Exercise prompt: Restate the material word for word and leave out anything that is a picture.

Records with drawing code
━━━━━━━━━━━━━━━━

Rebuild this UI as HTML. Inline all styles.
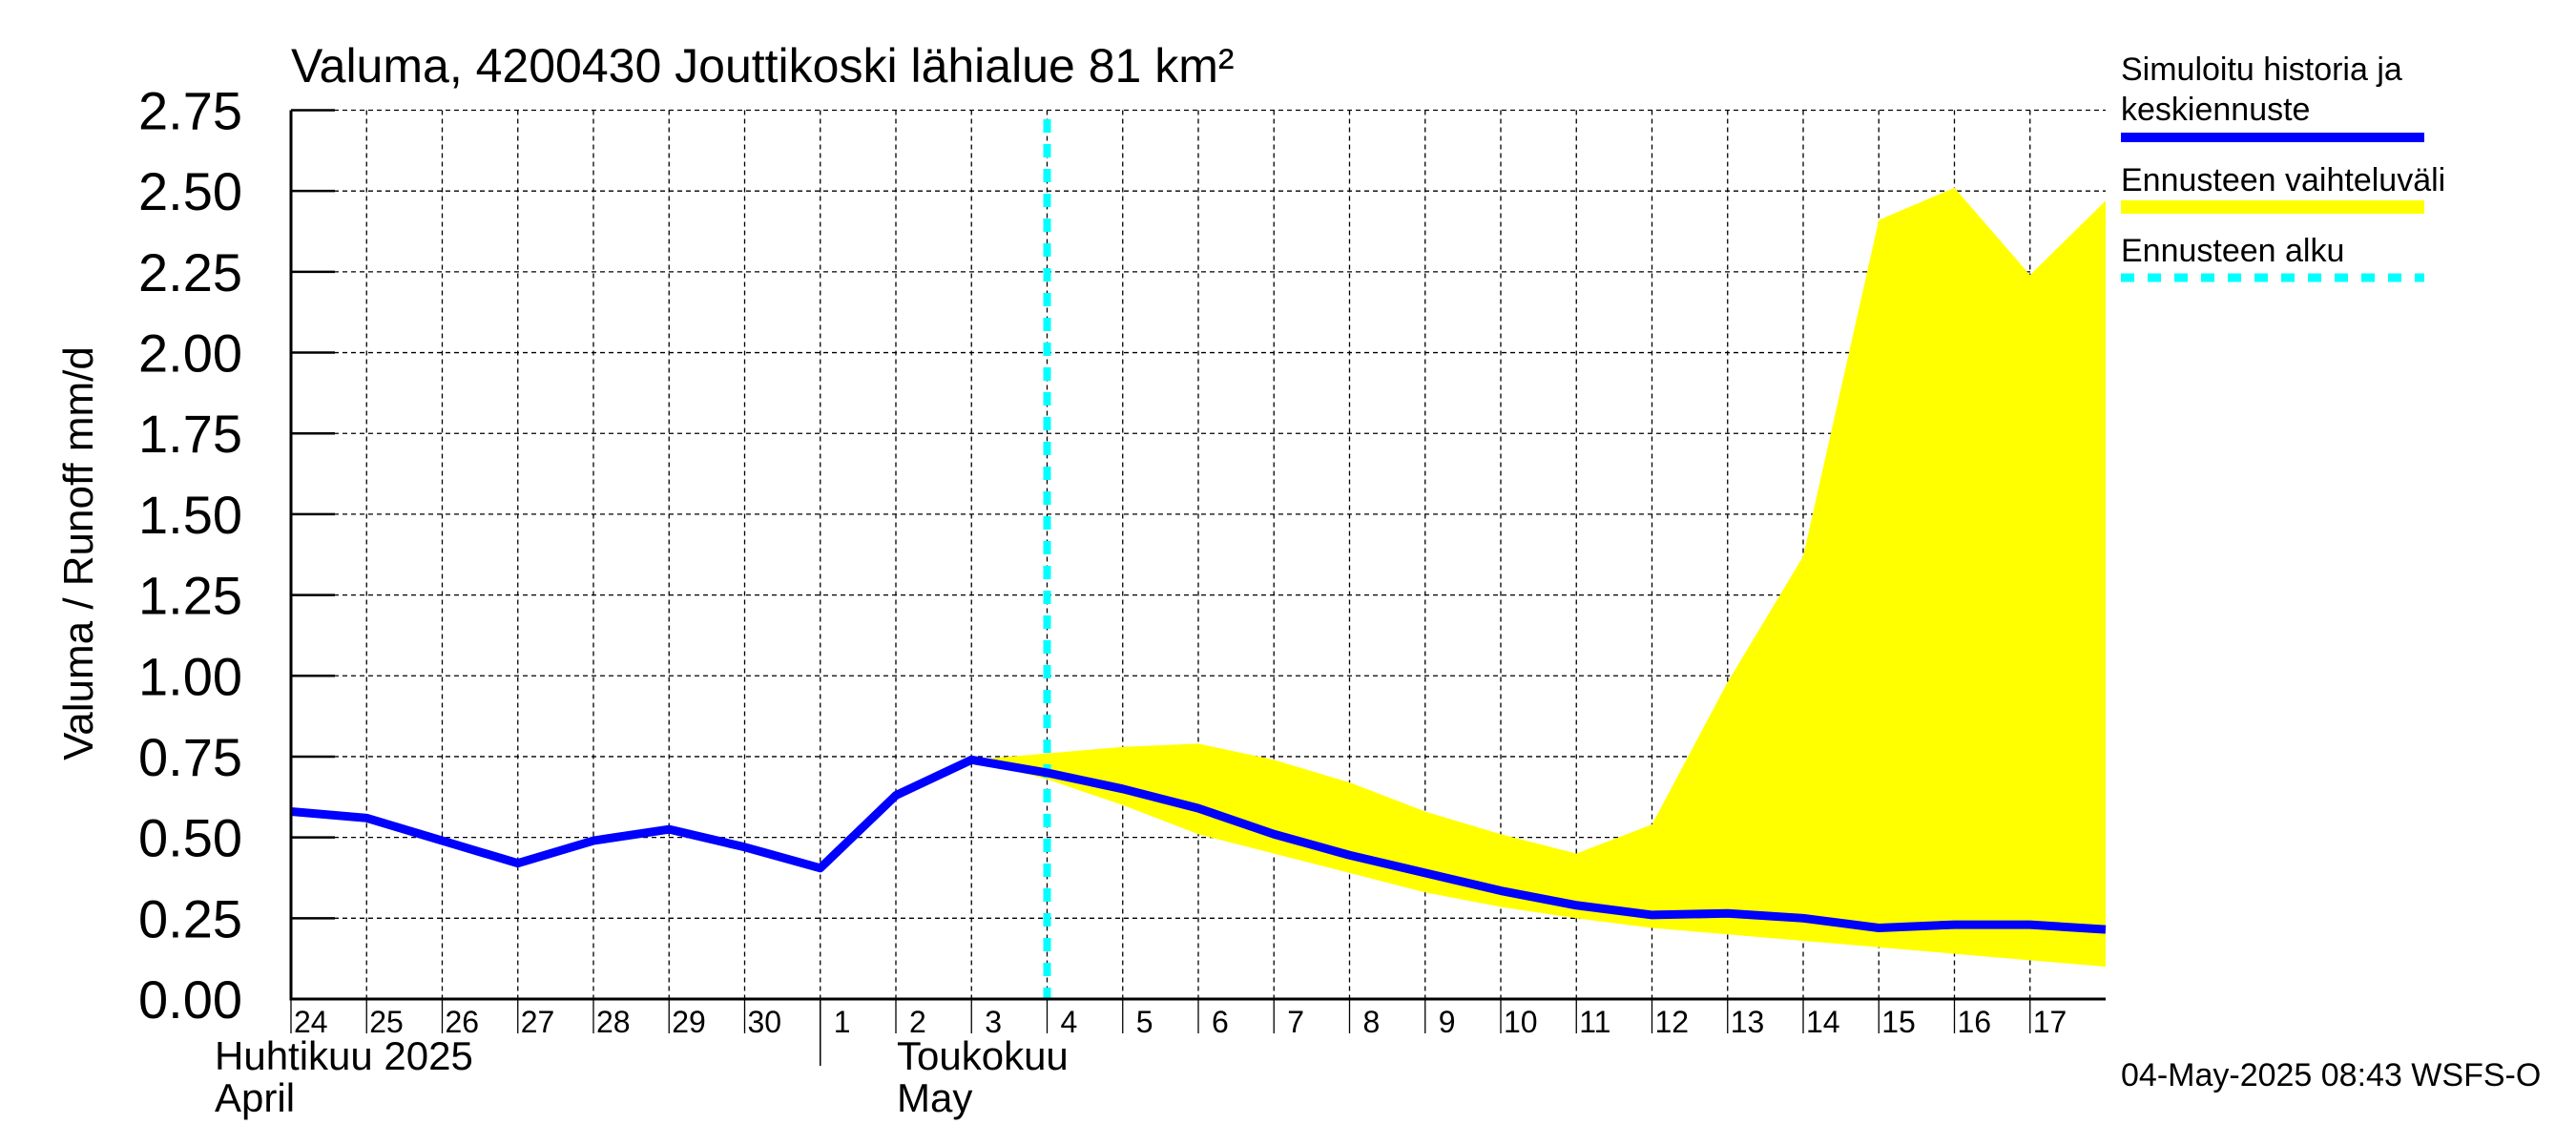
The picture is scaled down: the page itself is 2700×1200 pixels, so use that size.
<!DOCTYPE html>
<html><head><meta charset="utf-8"><style>
html,body{margin:0;padding:0;background:#fff}
svg{display:block}
text{font-family:"Liberation Sans",sans-serif;fill:#000}
</style></head><body>
<svg id="chart" width="2700" height="1200" viewBox="0 0 2700 1200">
<text x="305" y="86" font-size="50">Valuma, 4200430 Jouttikoski lähialue 81 km²</text>
<g id="grid"></g>
<g id="band"></g>
<g id="series"></g>
<g id="axes"></g>
<text transform="translate(97,580) rotate(-90)" text-anchor="middle" font-size="44">Valuma / Runoff    mm/d</text>
<text x="225" y="1121" font-size="42">Huhtikuu  2025</text>
<text x="225" y="1165" font-size="42">April</text>
<text x="940" y="1121" font-size="42">Toukokuu</text>
<text x="940" y="1165" font-size="42">May</text>
<g>
<text x="2223" y="84" font-size="34">Simuloitu historia ja</text>
<text x="2223" y="126" font-size="34">keskiennuste</text>
<line x1="2223" y1="144" x2="2541" y2="144" stroke="#0000ff" stroke-width="10"/>
<text x="2223" y="200" font-size="34">Ennusteen vaihteluväli</text>
<line x1="2223" y1="217" x2="2541" y2="217" stroke="#ffff00" stroke-width="14"/>
<text x="2223" y="274" font-size="34">Ennusteen alku</text>
<line x1="2223" y1="291" x2="2541" y2="291" stroke="#00ffff" stroke-width="9" stroke-dasharray="14,14"/>
</g>
<text x="2223" y="1138" font-size="34">04-May-2025 08:43 WSFS-O</text>
</svg>
<script>
const dayLabels=["24","25","26","27","28","29","30","1","2","3","4","5","6","7","8","9","10","11","12","13","14","15","16","17"];
const yTicks=[0,0.25,0.5,0.75,1,1.25,1.5,1.75,2,2.25,2.5,2.75];
const simValues=[0.58,0.56,0.49,0.42,0.49,0.525,0.47,0.405,0.63,0.74,0.70,0.65,0.59,0.51,0.445,0.39,0.335,0.29,0.26,0.265,0.25,0.22,0.23,0.23,0.215];
const bandStart=9;
const bandUpper=[0.74,0.76,0.78,0.79,0.74,0.67,0.58,0.51,0.45,0.54,0.98,1.37,2.41,2.51,2.24,2.47];
const bandLower=[0.74,0.68,0.60,0.51,0.45,0.39,0.33,0.285,0.25,0.22,0.20,0.18,0.16,0.14,0.12,0.10];
const forecastStart=10;
const NS="http://www.w3.org/2000/svg";
const X0=305,X1=2207,Y0=1047,Y1=115.5,NDAYS=24,YMAX=2.75;
const xs=d=>X0+(X1-X0)*d/NDAYS;
const ys=v=>Y0-(Y0-Y1)*v/YMAX;
function mk(p,tag,attrs){const e=document.createElementNS(NS,tag);for(const k in attrs)e.setAttribute(k,attrs[k]);p.appendChild(e);return e;}
const grid=document.getElementById('grid'),axes=document.getElementById('axes'),band=document.getElementById('band'),series=document.getElementById('series');
yTicks.forEach((v,i)=>{
  if(i>0){const g=mk(grid,'line',{x1:X0,x2:X1,y1:ys(v),y2:ys(v),stroke:'#000','stroke-width':1.3,'stroke-dasharray':'5,4'});
  
  }
  const t=mk(axes,'line',{x1:X0,x2:X0+46,y1:ys(v),y2:ys(v),stroke:'#000','stroke-width':2.5});
  
  
  const l=mk(axes,'text',{x:254,y:ys(v)+20,'text-anchor':'end','font-size':56});
  l.textContent=v.toFixed(2);
  
  
});
dayLabels.forEach((s,i)=>{
  if(i>0){const g=mk(grid,'line',{x1:xs(i),x2:xs(i),y1:Y1,y2:Y0,stroke:'#000','stroke-width':1.3,'stroke-dasharray':'5,4'});
  
  }
  const t=mk(axes,'line',{x1:xs(i),x2:xs(i),y1:Y0,y2:Y0+36,stroke:'#000','stroke-width':1.3});
  
  
  const l=mk(axes,'text',{x:xs(i)+(s.length===1?14:3),y:1082,'font-size':32});
  l.textContent=s;
  
  
});
const sep=mk(axes,'line',{x1:xs(7),x2:xs(7),y1:Y0,y2:1117,stroke:'#000','stroke-width':1.5});


let pts=bandUpper.map((v,i)=>xs(bandStart+i)+','+ys(v));
pts=pts.concat(bandLower.map((v,i)=>xs(bandStart+i)+','+ys(v)).reverse());
const poly=mk(band,'polygon',{points:pts.join(' '),fill:'#ffff00'});


const ax=mk(axes,'polyline',{points:`${X0},${Y1} ${X0},${Y0} ${X1},${Y0}`,fill:'none',stroke:'#000','stroke-width':3});


const fs=mk(series,'line',{x1:xs(forecastStart),x2:xs(forecastStart),y1:125,y2:Y0,stroke:'#00ffff','stroke-width':8,'stroke-dasharray':'14,12'});


const sim=mk(series,'polyline',{points:simValues.map((v,i)=>xs(i)+','+ys(v)).join(' '),fill:'none',stroke:'#0000ff','stroke-width':9,'stroke-linejoin':'round'});


</script>
</body></html>
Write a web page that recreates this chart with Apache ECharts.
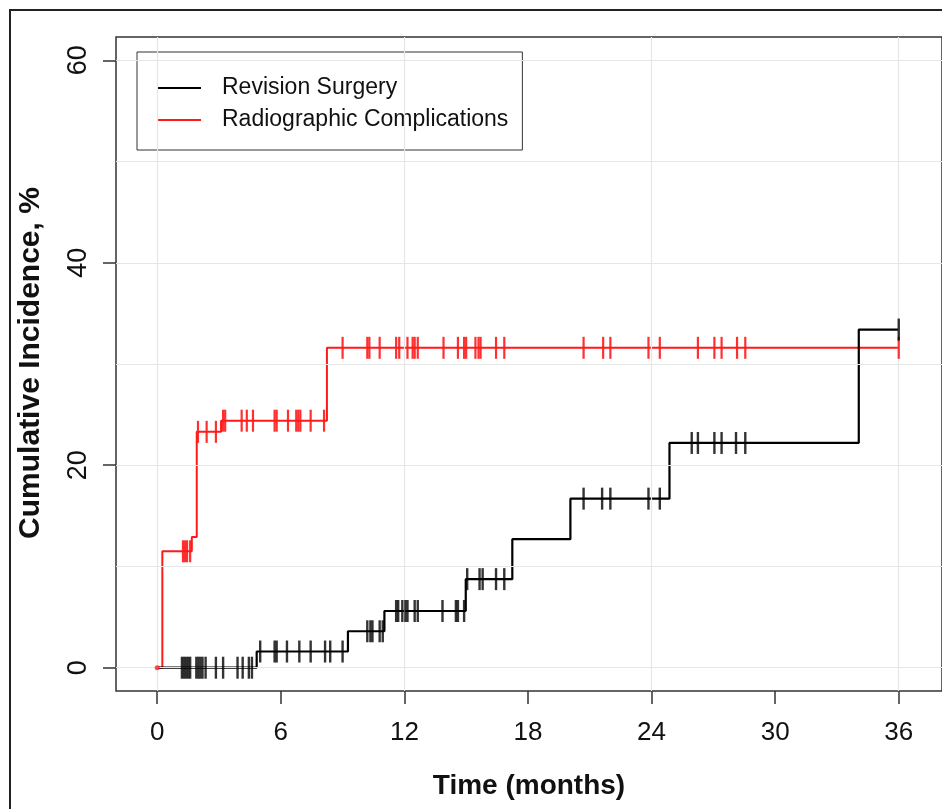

━━━━━━━━━━━━━━━━

Answer to the task:
Rebuild this UI as HTML. Inline all styles.
The picture is scaled down: the page itself is 2700×1200 pixels, so use that size.
<!DOCTYPE html>
<html><head><meta charset="utf-8"><style>
html,body{margin:0;padding:0;background:#fff}
svg{display:block}
text{font-family:"Liberation Sans",sans-serif;fill:#000}
</style></head><body>
<svg id="chart" width="2700" height="1200" viewBox="0 0 2700 1200">
<text x="305" y="86" font-size="50">Valuma, 4200430 Jouttikoski lähialue 81 km²</text>
<g id="grid"></g>
<g id="band"></g>
<g id="series"></g>
<g id="axes"></g>
<text transform="translate(97,580) rotate(-90)" text-anchor="middle" font-size="44">Valuma / Runoff    mm/d</text>
<text x="225" y="1121" font-size="42">Huhtikuu  2025</text>
<text x="225" y="1165" font-size="42">April</text>
<text x="940" y="1121" font-size="42">Toukokuu</text>
<text x="940" y="1165" font-size="42">May</text>
<g>
<text x="2223" y="84" font-size="34">Simuloitu historia ja</text>
<text x="2223" y="126" font-size="34">keskiennuste</text>
<line x1="2223" y1="144" x2="2541" y2="144" stroke="#0000ff" stroke-width="10"/>
<text x="2223" y="200" font-size="34">Ennusteen vaihteluväli</text>
<line x1="2223" y1="217" x2="2541" y2="217" stroke="#ffff00" stroke-width="14"/>
<text x="2223" y="274" font-size="34">Ennusteen alku</text>
<line x1="2223" y1="291" x2="2541" y2="291" stroke="#00ffff" stroke-width="9" stroke-dasharray="14,14"/>
</g>
<text x="2223" y="1138" font-size="34">04-May-2025 08:43 WSFS-O</text>
</svg>
<script>
const dayLabels=["24","25","26","27","28","29","30","1","2","3","4","5","6","7","8","9","10","11","12","13","14","15","16","17"];
const yTicks=[0,0.25,0.5,0.75,1,1.25,1.5,1.75,2,2.25,2.5,2.75];
const simValues=[0.58,0.56,0.49,0.42,0.49,0.525,0.47,0.405,0.63,0.74,0.70,0.65,0.59,0.51,0.445,0.39,0.335,0.29,0.26,0.265,0.25,0.22,0.23,0.23,0.215];
const bandStart=9;
const bandUpper=[0.74,0.76,0.78,0.79,0.74,0.67,0.58,0.51,0.45,0.54,0.98,1.37,2.41,2.51,2.24,2.47];
const bandLower=[0.74,0.68,0.60,0.51,0.45,0.39,0.33,0.285,0.25,0.22,0.20,0.18,0.16,0.14,0.12,0.10];
const forecastStart=10;
const NS="http://www.w3.org/2000/svg";
const X0=305,X1=2207,Y0=1047,Y1=115.5,NDAYS=24,YMAX=2.75;
const xs=d=>X0+(X1-X0)*d/NDAYS;
const ys=v=>Y0-(Y0-Y1)*v/YMAX;
function mk(p,tag,attrs){const e=document.createElementNS(NS,tag);for(const k in attrs)e.setAttribute(k,attrs[k]);p.appendChild(e);return e;}
const grid=document.getElementById('grid'),axes=document.getElementById('axes'),band=document.getElementById('band'),series=document.getElementById('series');
yTicks.forEach((v,i)=>{
  if(i>0){const g=mk(grid,'line',{x1:X0,x2:X1,y1:ys(v),y2:ys(v),stroke:'#000','stroke-width':1.3,'stroke-dasharray':'5,4'});
  
  }
  const t=mk(axes,'line',{x1:X0,x2:X0+46,y1:ys(v),y2:ys(v),stroke:'#000','stroke-width':2.5});
  
  
  const l=mk(axes,'text',{x:254,y:ys(v)+20,'text-anchor':'end','font-size':56});
  l.textContent=v.toFixed(2);
  
  
});
dayLabels.forEach((s,i)=>{
  if(i>0){const g=mk(grid,'line',{x1:xs(i),x2:xs(i),y1:Y1,y2:Y0,stroke:'#000','stroke-width':1.3,'stroke-dasharray':'5,4'});
  
  }
  const t=mk(axes,'line',{x1:xs(i),x2:xs(i),y1:Y0,y2:Y0+36,stroke:'#000','stroke-width':1.3});
  
  
  const l=mk(axes,'text',{x:xs(i)+(s.length===1?14:3),y:1082,'font-size':32});
  l.textContent=s;
  
  
});
const sep=mk(axes,'line',{x1:xs(7),x2:xs(7),y1:Y0,y2:1117,stroke:'#000','stroke-width':1.5});


let pts=bandUpper.map((v,i)=>xs(bandStart+i)+','+ys(v));
pts=pts.concat(bandLower.map((v,i)=>xs(bandStart+i)+','+ys(v)).reverse());
const poly=mk(band,'polygon',{points:pts.join(' '),fill:'#ffff00'});


const ax=mk(axes,'polyline',{points:`${X0},${Y1} ${X0},${Y0} ${X1},${Y0}`,fill:'none',stroke:'#000','stroke-width':3});


const fs=mk(series,'line',{x1:xs(forecastStart),x2:xs(forecastStart),y1:125,y2:Y0,stroke:'#00ffff','stroke-width':8,'stroke-dasharray':'14,12'});


const sim=mk(series,'polyline',{points:simValues.map((v,i)=>xs(i)+','+ys(v)).join(' '),fill:'none',stroke:'#0000ff','stroke-width':9,'stroke-linejoin':'round'});


</script>
</body></html>
Write a web page that recreates this chart with Apache ECharts.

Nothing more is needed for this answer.